# Bank Acct Negative. Thanks Lyft!!



## Oak510 (Jan 12, 2017)

Ive been browsing the forum for some time now. Being that im a 5 star rated driver who uses the lyft rental program i must share to help others avoid my mistake..

Summer 16' i started driving lyft. Driving 32hrs a week i was making 1200-1500.. Was going so good i even quit my job , reason being that express pay would let me work and cashout instantly whatever money i made... Then Lyft made a change that no longer allowed express drivers to instantly cashout...

As a result, they made it so i must complete 75 rides a week or else they charge $200 to my bank account... Well last week i did 69 rides, made $318, minus $200 fot the car and left with $118... After paying bills, i dont even have funds for gas to drive this week... Meaning next week another $200 will be deducted becuase i dont have gas/ toll money tondrive this week... I dont even have money for food..If i had express pay i could make $100 in 4hrs, cashout, fill my tank and keep driving... Now i find myself looking for places to donate blood/ doing illegal shyt risking my freedom just to get by... not to mention becuase of this my rent is late and im pleading with my landlord not to evict me after 9yrs... 

I am not the first or last in this situation, has anyone else considered a lyft strike? This is total bullshyt and not cool.. Especially when your a 5 star driver who is helping build a positive rep


----------



## elelegido (Sep 24, 2014)

You made hay while the sun shone. You should have kept some hay.


----------



## tohunt4me (Nov 23, 2015)

Oak510 said:


> Ive been browsing the forum for some time now. Being that im a 5 star rated driver who uses the lyft rental program i must share to help others avoid my mistake..
> 
> Summer 16' i started driving lyft. Driving 32hrs a week i was making 1200-1500.. Was going so good i even quit my job , reason being that express pay would let me work and cashout instantly whatever money i made... Then Lyft made a change that no longer allowed express drivers to instantly cashout...
> 
> ...


Imagine how it will be when they replace us all with Robo Cars.
It will be without notice,just like every other change they make.


----------



## JTR (Nov 13, 2015)

Hmm i must say keep it up 75 trips or give up rental program.


----------



## CNguyen415 (Dec 8, 2016)

$318 in 69 trips damn thats low


----------



## ChortlingCrison (Mar 30, 2016)

That sounds about right!


----------



## Oak510 (Jan 12, 2017)

CNguyen415 said:


> $318 in 69 trips damn thats low


My error, that was for oneday actually on 29 rides.. Completed one more ride that day in particualar for 30 total rides.


----------



## JTR (Nov 13, 2015)

Oak510 said:


> My error, that was for oneday actually on 29 rides.. Completed one more ride that day in particualar for 30 total rides.

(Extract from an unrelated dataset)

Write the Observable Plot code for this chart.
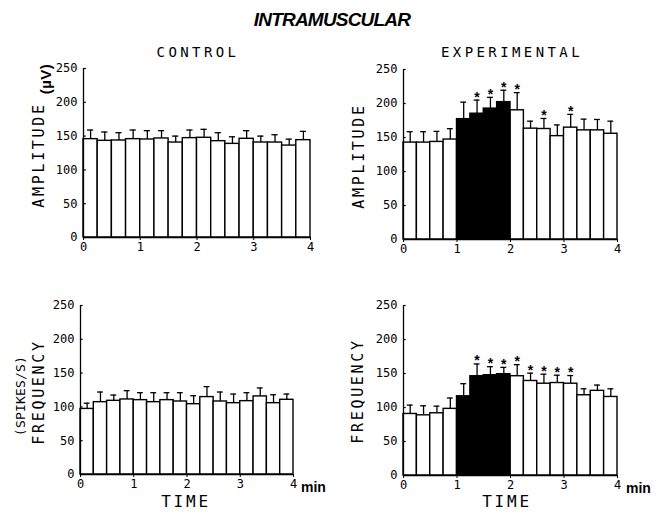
<!DOCTYPE html>
<html><head><meta charset="utf-8">
<script src="https://cdn.jsdelivr.net/npm/d3@7"></script>
<script src="https://cdn.jsdelivr.net/npm/@observablehq/plot@0.6"></script>
<style>
body{margin:0;background:#fff;}
#root{position:relative;width:662px;height:513px;overflow:hidden;font-family:"DejaVu Sans Mono",monospace;color:#000;background:#fff}
.abs{position:absolute;white-space:nowrap;line-height:1;transform:translate(-50%,-50%)}
.vert{transform:translate(-50%,-50%) rotate(-90deg)}
.panel{position:absolute}
.lbl{font-size:15px;letter-spacing:2.7px}
.ttl{font-size:14px;letter-spacing:3.4px}
.min{position:absolute;font-family:"Liberation Sans",Arial,sans-serif;font-weight:bold;font-size:14px;line-height:1}
</style></head><body><div id="root"></div>
<script>
// 15-s bins (start time, min)
const binStart = [0, 0.25, 0.5, 0.75, 1, 1.25, 1.5, 1.75, 2, 2.25, 2.5, 2.75, 3, 3.25, 3.5, 3.75];
const xTicks = [0, 1, 2, 3, 4];
const yTicks = [0, 50, 100, 150, 200, 250];

// Amplitude (µV), control
const ampCtrl    = [145.5, 143, 143.5, 145.5, 145, 146.5, 140.5, 147, 147.5, 142.5, 138.5, 146, 140.5, 140.5, 136, 144];
const ampCtrlErr = [159, 156, 155, 159, 158, 158, 150, 159, 160, 155, 149, 158, 150, 152, 145.5, 157];
// Amplitude (µV), experimental
const ampExp     = [142.5, 142.5, 143.5, 147, 177, 185, 192.5, 202, 190, 163, 162.5, 152, 164.5, 160.5, 160.5, 155.5];
const ampExpErr  = [158.5, 158.5, 159, 163, 202, 205, 209, 219.5, 216, 174, 178, 168.5, 184, 177, 176.5, 174];
const ampExpSig  = [1.25, 1.5, 1.75, 2, 2.5, 3];

// Frequency (spikes/s), control
const frqCtrl    = [97, 107, 109, 111, 110, 107, 110, 108, 104, 114.5, 108, 105.5, 108.5, 115.5, 105.5, 110.5];
const frqCtrlErr = [105.5, 122, 117.5, 124, 121, 121, 121, 121, 116.5, 130, 122, 119, 121, 128, 118, 119];
// Frequency (spikes/s), experimental
const frqExp     = [90.5, 88.5, 91.5, 98, 116.5, 146, 147.5, 149, 146, 139, 135, 136, 135, 118, 124.5, 115.5];
const frqExpErr  = [103.5, 102.5, 102, 114, 135, 164, 160, 159, 163, 150.5, 149, 147.5, 147, 127.5, 133, 127.5];
const frqExpSig  = [1.25, 1.5, 1.75, 2, 2.25, 2.5, 2.75, 3];

// stimulation period (filled bars)
const stimBins = [1, 1.25, 1.5, 1.75];

const root = document.getElementById("root");

function addText(txt, cls, x, y, style) {
  const el = document.createElement("div");
  el.className = "abs " + cls;
  el.textContent = txt;
  el.style.left = x + "px";
  el.style.top = y + "px";
  if (style) Object.assign(el.style, style);
  root.appendChild(el);
}

function panel(vals, errs, sig, stim, pos) {
  const bw = 0.25, half = 0.125, cap = 0.055;
  const data = binStart.map((t, i) => ({t, v: vals[i], e: errs[i], sig: sig.includes(t), stim: stim.includes(t)}));
  const chart = Plot.plot({
    width: pos.w, height: pos.h,
    marginLeft: pos.ml, marginRight: pos.mr, marginTop: pos.mt, marginBottom: pos.mb,
    x: {domain: [0, 4], label: null},
    y: {domain: [0, 250], label: null},
    style: {fontFamily: "DejaVu Sans Mono, monospace", fontSize: "12px", color: "#000", background: "transparent", overflow: "visible"},
    marks: [
      Plot.ruleX(data, {x: d => d.t + half, y1: "v", y2: "e", stroke: "#000", strokeWidth: 1.3}),
      Plot.ruleY(data, {y: "e", x1: d => d.t + half - cap, x2: d => d.t + half + cap, stroke: "#000", strokeWidth: 1.3}),
      Plot.rectY(data.filter(d => !d.stim), {x1: "t", x2: d => d.t + bw, y1: 0, y2: "v", fill: "#fff", stroke: "#000", strokeWidth: 1.4}),
      Plot.rectY(data.filter(d => d.stim), {x1: "t", x2: d => d.t + bw, y1: 0, y2: "v", fill: "#000", stroke: "#000", strokeWidth: 1.4}),
      Plot.text(data.filter(d => d.sig), {x: d => d.t + half, y: "e", text: () => "*", dy: -3, fontSize: 14, fontWeight: "bold", fontFamily: "Liberation Sans, Arial, sans-serif"}),
      Plot.ruleX([0], {y1: 0, y2: 250, stroke: "#000", strokeWidth: 1.3}),
      Plot.ruleY([0], {x1: 0, x2: 4, stroke: "#000", strokeWidth: 1.3}),
      Plot.ruleY(yTicks, {y: d => d, x1: 0, x2: 0.05, stroke: "#000", strokeWidth: 1.2}),
      Plot.axisY({ticks: yTicks, tickSize: 0, tickPadding: 6, tickFormat: d => String(d)}),
      Plot.axisX({ticks: xTicks, tickSize: 3, tickPadding: 2, tickFormat: d => String(d)})
    ]
  });
  chart.classList.add("panel");
  chart.style.left = pos.x + "px";
  chart.style.top = pos.y + "px";
  root.appendChild(chart);
}

panel(ampCtrl, ampCtrlErr, [], [], {x: 0, y: 40, w: 330, h: 225, ml: 83, mr: 20, mt: 28, mb: 28});
panel(ampExp, ampExpErr, ampExpSig, stimBins, {x: 330, y: 40, w: 332, h: 225, ml: 73, mr: 45, mt: 29, mb: 26});
panel(frqCtrl, frqCtrlErr, [], [], {x: 0, y: 265, w: 330, h: 248, ml: 80, mr: 37, mt: 40, mb: 39});
panel(frqExp, frqExpErr, frqExpSig, stimBins, {x: 330, y: 265, w: 332, h: 248, ml: 73, mr: 45, mt: 40, mb: 38});

// titles and labels
addText("INTRAMUSCULAR", "", 332, 19, {fontFamily: "Liberation Sans, Arial, sans-serif", fontWeight: "bold", fontStyle: "italic", fontSize: "19px", letterSpacing: "-0.8px"});
addText("CONTROL", "ttl", 198, 52);
addText("EXPERIMENTAL", "ttl", 512, 52);
addText("AMPLITUDE", "lbl vert", 39, 155);
addText("(µV)", "vert", 45, 79, {fontFamily: "Liberation Sans, Arial, sans-serif", fontWeight: "bold", fontSize: "15px", letterSpacing: "0.5px"});
addText("AMPLITUDE", "lbl vert", 359, 156);
addText("FREQUENCY", "lbl vert", 39, 392);
addText("(SPIKES/S)", "vert", 20, 396, {fontSize: "13px", letterSpacing: "0.2px"});
addText("FREQUENCY", "lbl vert", 358, 391);
addText("TIME", "lbl", 186, 502, {fontSize: "16px", letterSpacing: "2.8px"});
addText("TIME", "lbl", 507, 502, {fontSize: "16px", letterSpacing: "2.8px"});
for (const [x, y] of [[301, 480], [626, 481]]) {
  const m = document.createElement("div");
  m.className = "min";
  m.textContent = "min";
  m.style.left = x + "px";
  m.style.top = y + "px";
  root.appendChild(m);
}
</script>
</body></html>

New year day screen shot you made 364 thats good lyft guaranteed money here was 620 up to 14hrs  idk why you are complaining


----------



## Oak510 (Jan 12, 2017)

JTR said:


> New year day screen shot you made 364 thats good lyft guaranteed money here was 620 up to 14hrs  idk why you are complaining


Yeah that was a decent sunday, but im speaking overall sine i starter driving last summer.. But i most def have goood days from time to time


----------



## JTR (Nov 13, 2015)

Start fishing


----------



## Andre Benjamin 6000 (Nov 11, 2016)

elelegido said:


> You made hay while the sun shone. You should have kept some hay.


Lol!


----------



## Trump Economics (Jul 29, 2015)

Oak510 said:


> Ive been browsing the forum for some time now. Being that im a 5 star rated driver who uses the lyft rental program i must share to help others avoid my mistake..
> 
> Summer 16' i started driving lyft. Driving 32hrs a week i was making 1200-1500.. Was going so good i even quit my job , reason being that express pay would let me work and cashout instantly whatever money i made... Then Lyft made a change that no longer allowed express drivers to instantly cashout...
> 
> ...


Response from Lyft!

"You're welcome."

Cheers, Lyft Support


----------



## Drivingforprofit (Jan 14, 2017)

Oak510 said:


> Ive been browsing the forum for some time now. Being that im a 5 star rated driver who uses the lyft rental program i must share to help others avoid my mistake..
> 
> Summer 16' i started driving lyft. Driving 32hrs a week i was making 1200-1500.. Was going so good i even quit my job , reason being that express pay would let me work and cashout instantly whatever money i made... Then Lyft made a change that no longer allowed express drivers to instantly cashout...
> 
> ...


Buddy I feel your pain.


----------



## luvgurl22 (Jul 5, 2016)

Oak510 said:


> Ive been browsing the forum for some time now. Being that im a 5 star rated driver who uses the lyft rental program i must share to help others avoid my mistake..
> 
> Summer 16' i started driving lyft. Driving 32hrs a week i was making 1200-1500.. Was going so good i even quit my job , reason being that express pay would let me work and cashout instantly whatever money i made... Then Lyft made a change that no longer allowed express drivers to instantly cashout...
> 
> ...


A lot of drivers are in your predicament unfortunately.Most take out loans so as to make up their expenses.The rental program sucks.If you can get your own vehicle I suggest you do so because being a full time driver (I am also),you're going to need access to funds in order to fuel your car,toll,etc


----------



## Dammit Mazzacane (Dec 31, 2015)

Your business margins appear to be too razor thin if your Lyft income is being eaten by your Lyft rental cost. Just from a first glance.


----------



## Lag Monkey (Feb 6, 2015)

I'm in your situation! I use express drive and I do this as a full time job after my longtime job got outsourced to Mexico:/ I had trouble finding something that paid the same. I started doing uber and it was awesome at first then rates got cut and I ended up working at a restaurant to make ends meet. I moved to SF for my girls job and got on lyft. It's definitely doable out here but Iv ended up having unexpected expenses that have wiped out my bank account. I literally relied on express pay to eat, put gas in my car when they took it away I was stuck with an empty tank, no way to return the car, and no way to buy food. I thought about stealing from Safeway but never did and I was too embarrassed to ask for money from family so I ended up taking out pay day loans. Lyft if you are reading this bring back express pay people are struggling in this economy unfortunately. Many of us need express pay to live


----------